Provided material:

---+---

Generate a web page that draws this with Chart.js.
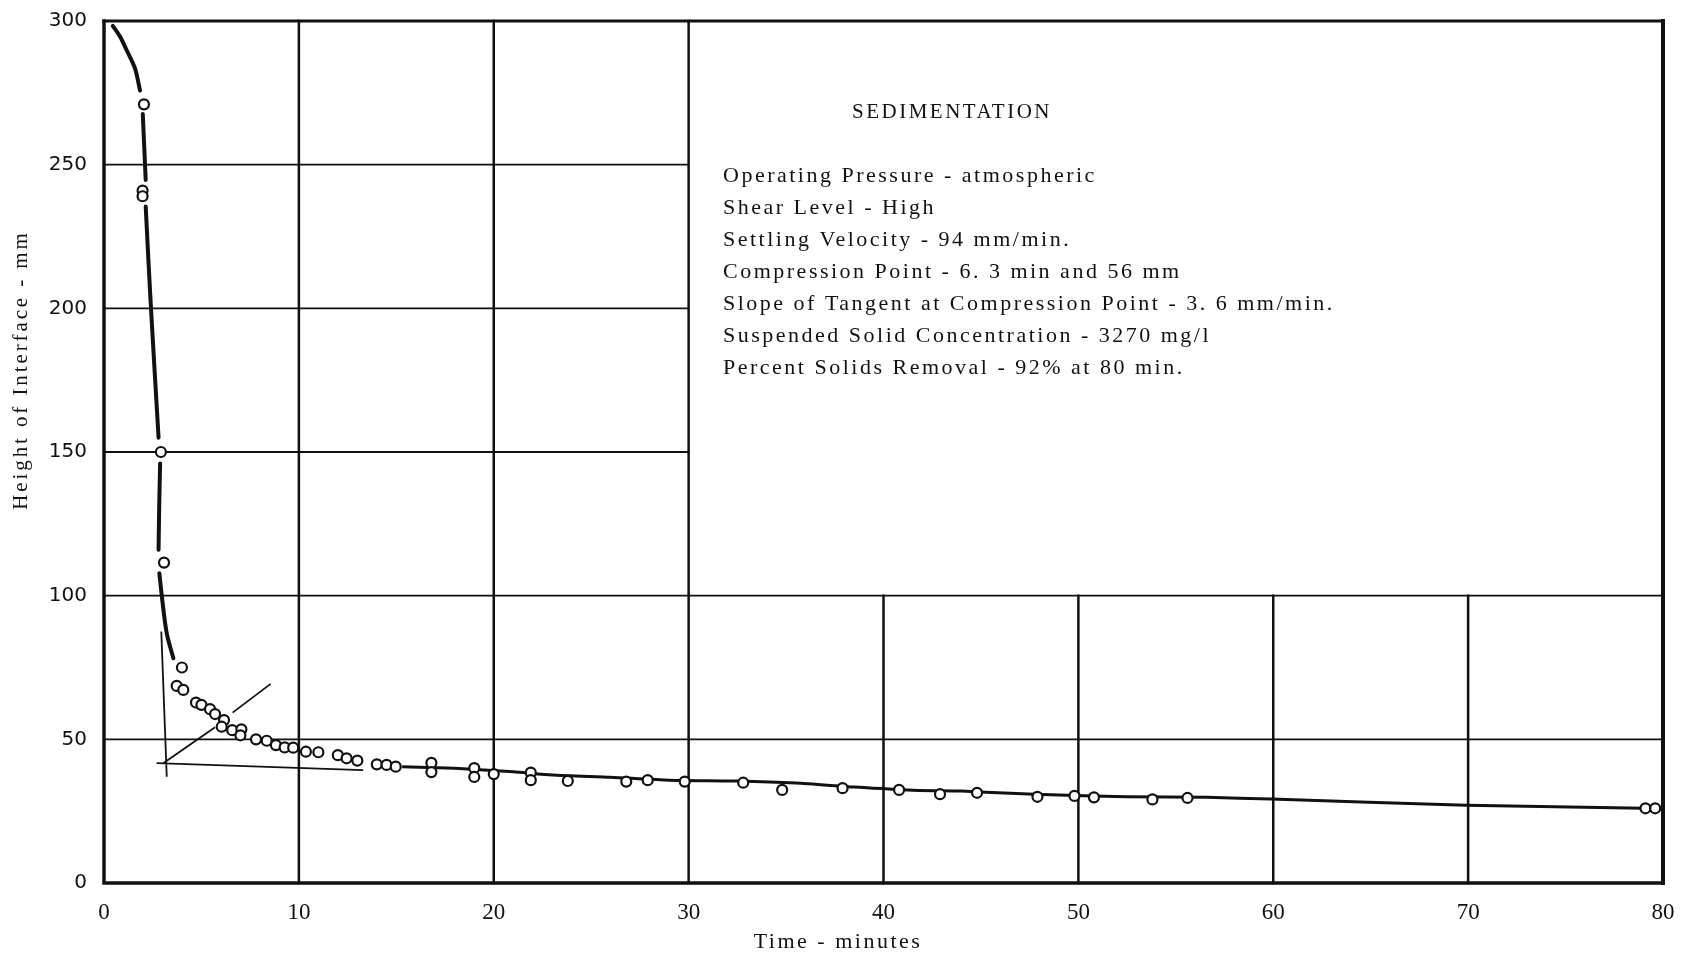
<!DOCTYPE html>
<html lang="en">
<head>
    <meta charset="UTF-8">
    <title>Sedimentation</title>
    <script src="https://cdn.jsdelivr.net/npm/chart.js"></script>
    <style>
        body {
            margin: 0;
            background: #fff;
        }
        #chartContainer {
            position: relative;
            width: 1683px;
            height: 957px;
        }
    </style>
</head>
<body>
    <div id="chartContainer">
        <canvas id="sedChart"></canvas>
    </div>

    <script>
        // observed points (time in min, interface height in mm)
        const timeMin = [2.05, 1.98, 1.98, 2.92, 3.08, 4.0, 3.73, 4.07, 4.72, 5.0,
            5.44, 5.7, 6.16, 6.04, 6.58, 7.05, 7.0, 7.8, 8.35, 8.82,
            9.27, 9.71, 10.36, 11.0, 12.0, 12.45, 13.0, 14.0, 14.5, 14.97,
            16.8, 16.8, 19.0, 19.0, 20.0, 21.9, 21.9, 23.8, 26.8, 27.9,
            29.8, 32.8, 34.8, 37.9, 40.8, 42.9, 44.8, 47.9, 49.8, 50.8,
            53.8, 55.6, 79.1, 79.6];
        const heightMm = [271, 241, 239, 150, 111.5, 75, 68.6, 67.2, 62.8, 62,
            60.5, 58.8, 56.7, 54.4, 53.2, 53.5, 51.4, 50, 49.5, 48,
            47.2, 47.1, 45.7, 45.5, 44.5, 43.4, 42.6, 41.3, 41.1, 40.5,
            41.8, 38.6, 40.0, 36.9, 37.9, 38.4, 35.8, 35.5, 35.3, 35.8,
            35.3, 34.9, 32.4, 33.0, 32.4, 30.9, 31.4, 30.0, 30.3, 29.8,
            29.1, 29.6, 26, 26];

        // hand drawn settling curve, null = break in the pen stroke
        const upperCurveX = [0.45, 0.82, 1.16, 1.59, 1.85, null,
            1.99, 2.14, null,
            2.14, 2.37, 2.6, 2.8, null,
            2.88, 2.83, 2.8, null,
            2.84, 2.99, 3.22, 3.56];
        const upperCurveY = [298.3, 294.6, 289.9, 283.5, 275.8, null,
            267.6, 244.7, null,
            235.4, 205, 178, 155, null,
            146, 130, 116, null,
            107.8, 98.5, 86.9, 78.2];

        const lowerCurveX = [15.3, 18, 21, 23, 26, 29, 32.5, 35.5, 38.5, 41.5, 44, 46.5, 49, 52.5, 56.6, 59.9, 69.9, 79];
        const lowerCurveY = [40.5, 39.9, 38.7, 37.6, 36.8, 35.8, 35.5, 34.8, 33.4, 32.3, 32.0, 31.2, 30.6, 30.0, 29.8, 29.2, 27.1, 26.0];

        // tangent construction lines
        const constructX = [2.94, 3.22, null, 2.7, 13.3, null, 3.04, 5.7, null, 6.6, 8.55];
        const constructY = [87.5, 37.0, null, 41.7, 39.3, null, 41.7, 54.2, null, 59.3, 69.3];

        const xTicks = [0, 10, 20, 30, 40, 50, 60, 70, 80];
        const yTicks = [0, 50, 100, 150, 200, 250, 300];

        const noteTitle = 'SEDIMENTATION';
        const noteLines = [
            'Operating Pressure - atmospheric',
            'Shear Level - High',
            'Settling Velocity - 94 mm/min.',
            'Compression Point - 6. 3 min and 56 mm',
            'Slope of Tangent at Compression Point - 3. 6 mm/min.',
            'Suspended Solid Concentration - 3270 mg/l',
            'Percent Solids Removal - 92% at 80 min.'
        ];

        function toPoints(xs, ys) {
            return xs.map((x, i) => ({ x: x === null ? xs[i - 1] : x, y: ys[i] }));
        }

        const gridPlugin = {
            id: 'gridPlugin',
            beforeDatasetsDraw(chart) {
                const ctx = chart.ctx;
                const xs = chart.scales.x, ys = chart.scales.y;
                const X = v => xs.getPixelForValue(v);
                const Y = v => ys.getPixelForValue(v);
                ctx.save();
                ctx.strokeStyle = '#111';
                ctx.lineCap = 'square';
                // horizontal lines
                ctx.lineWidth = 1.8;
                [[250, 30], [200, 30], [150, 30], [100, 80], [50, 80]].forEach(([v, end]) => {
                    ctx.beginPath();
                    ctx.moveTo(X(0), Y(v));
                    ctx.lineTo(X(end), Y(v));
                    ctx.stroke();
                });
                // vertical lines
                ctx.lineWidth = 2.5;
                [[10, 300], [20, 300], [30, 300], [40, 100], [50, 100], [60, 100], [70, 100]].forEach(([v, top]) => {
                    ctx.beginPath();
                    ctx.moveTo(X(v), Y(0));
                    ctx.lineTo(X(v), Y(top));
                    ctx.stroke();
                });
                // frame
                ctx.lineWidth = 3.5;
                ctx.beginPath();
                ctx.moveTo(X(0), Y(300));
                ctx.lineTo(X(0), Y(0));
                ctx.lineTo(X(80), Y(0));
                ctx.stroke();
                ctx.lineWidth = 3;
                ctx.beginPath();
                ctx.moveTo(X(0), Y(300));
                ctx.lineTo(X(80), Y(300));
                ctx.stroke();
                ctx.lineWidth = 4;
                ctx.beginPath();
                ctx.moveTo(X(80), Y(300));
                ctx.lineTo(X(80), Y(0));
                ctx.stroke();
                ctx.restore();
            },
            afterDraw(chart) {
                const ctx = chart.ctx;
                ctx.save();
                ctx.fillStyle = '#111';
                ctx.textBaseline = 'middle';
                // note box
                ctx.font = '21px "Liberation Serif"';
                ctx.letterSpacing = '2.5px';
                ctx.textAlign = 'center';
                ctx.fillText(noteTitle, 952, 112);
                ctx.font = '22px "Liberation Serif"';
                ctx.letterSpacing = '2.5px';
                ctx.textAlign = 'left';
                noteLines.forEach((t, i) => ctx.fillText(t, 723, 176 + i * 32));
                // axis titles
                ctx.textAlign = 'center';
                ctx.font = '22px "Liberation Serif"';
                ctx.letterSpacing = '2.5px';
                ctx.fillText('Time - minutes', 838, 942);
                ctx.translate(21, 370);
                ctx.rotate(-Math.PI / 2);
                ctx.font = '21px "Liberation Serif"';
                ctx.letterSpacing = '2.9px';
                ctx.fillText('Height of Interface - mm', 0, 0);
                ctx.restore();
            }
        };

        const ctx = document.getElementById('sedChart').getContext('2d');
        new Chart(ctx, {
            type: 'scatter',
            data: {
                datasets: [
                    {
                        label: 'Observed',
                        data: toPoints(timeMin, heightMm),
                        pointRadius: 5,
                        pointBorderWidth: 2.2,
                        pointBackgroundColor: '#fff',
                        pointBorderColor: '#111',
                        showLine: false,
                        order: 0
                    },
                    {
                        label: 'Settling curve',
                        data: toPoints(upperCurveX, upperCurveY),
                        showLine: true,
                        spanGaps: false,
                        borderColor: '#111',
                        borderWidth: 4,
                        borderCapStyle: 'round',
                        tension: 0.3,
                        pointRadius: 0,
                        order: 1
                    },
                    {
                        label: 'Compression curve',
                        data: toPoints(lowerCurveX, lowerCurveY),
                        showLine: true,
                        borderColor: '#111',
                        borderWidth: 3,
                        tension: 0.2,
                        pointRadius: 0,
                        order: 2
                    },
                    {
                        label: 'Construction',
                        data: toPoints(constructX, constructY),
                        showLine: true,
                        spanGaps: false,
                        borderColor: '#111',
                        borderWidth: 1.8,
                        tension: 0,
                        pointRadius: 0,
                        order: 3
                    }
                ]
            },
            options: {
                responsive: true,
                maintainAspectRatio: false,
                animation: false,
                layout: { padding: { top: 21, right: 20, left: 0, bottom: 0 } },
                plugins: {
                    legend: { display: false },
                    tooltip: { enabled: false }
                },
                scales: {
                    x: {
                        type: 'linear',
                        min: 0,
                        max: 80,
                        afterBuildTicks: s => { s.ticks = xTicks.map(v => ({ value: v })); },
                        afterFit: s => {
                            s.height = 74;
                            s.paddingLeft = 0; s.paddingRight = 0;
                        },
                        grid: { display: false },
                        border: { display: false },
                        ticks: {
                            color: '#111',
                            padding: 8,
                            maxRotation: 0,
                            font: { family: '"Liberation Serif"', size: 23 }
                        }
                    },
                    y: {
                        type: 'linear',
                        min: 0,
                        max: 300,
                        afterBuildTicks: s => { s.ticks = yTicks.map(v => ({ value: v })); },
                        afterFit: s => {
                            s.width = 104;
                            s.paddingTop = 0; s.paddingBottom = 0;
                        },
                        grid: { display: false },
                        border: { display: false },
                        ticks: {
                            color: '#111',
                            padding: 9,
                            font: { family: '"DejaVu Sans"', size: 20 }
                        }
                    }
                }
            },
            plugins: [gridPlugin]
        });
    </script>
</body>
</html>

---+---

What to work on:
Leave out any pictures and return exactly the lines from the beginning of the data through the line with "29.1, 29.6, 26, 26];", inclusive.

Solution for this task:
Generate a web page that draws this with Chart.js.
<!DOCTYPE html>
<html lang="en">
<head>
    <meta charset="UTF-8">
    <title>Sedimentation</title>
    <script src="https://cdn.jsdelivr.net/npm/chart.js"></script>
    <style>
        body {
            margin: 0;
            background: #fff;
        }
        #chartContainer {
            position: relative;
            width: 1683px;
            height: 957px;
        }
    </style>
</head>
<body>
    <div id="chartContainer">
        <canvas id="sedChart"></canvas>
    </div>

    <script>
        // observed points (time in min, interface height in mm)
        const timeMin = [2.05, 1.98, 1.98, 2.92, 3.08, 4.0, 3.73, 4.07, 4.72, 5.0,
            5.44, 5.7, 6.16, 6.04, 6.58, 7.05, 7.0, 7.8, 8.35, 8.82,
            9.27, 9.71, 10.36, 11.0, 12.0, 12.45, 13.0, 14.0, 14.5, 14.97,
            16.8, 16.8, 19.0, 19.0, 20.0, 21.9, 21.9, 23.8, 26.8, 27.9,
            29.8, 32.8, 34.8, 37.9, 40.8, 42.9, 44.8, 47.9, 49.8, 50.8,
            53.8, 55.6, 79.1, 79.6];
        const heightMm = [271, 241, 239, 150, 111.5, 75, 68.6, 67.2, 62.8, 62,
            60.5, 58.8, 56.7, 54.4, 53.2, 53.5, 51.4, 50, 49.5, 48,
            47.2, 47.1, 45.7, 45.5, 44.5, 43.4, 42.6, 41.3, 41.1, 40.5,
            41.8, 38.6, 40.0, 36.9, 37.9, 38.4, 35.8, 35.5, 35.3, 35.8,
            35.3, 34.9, 32.4, 33.0, 32.4, 30.9, 31.4, 30.0, 30.3, 29.8,
            29.1, 29.6, 26, 26];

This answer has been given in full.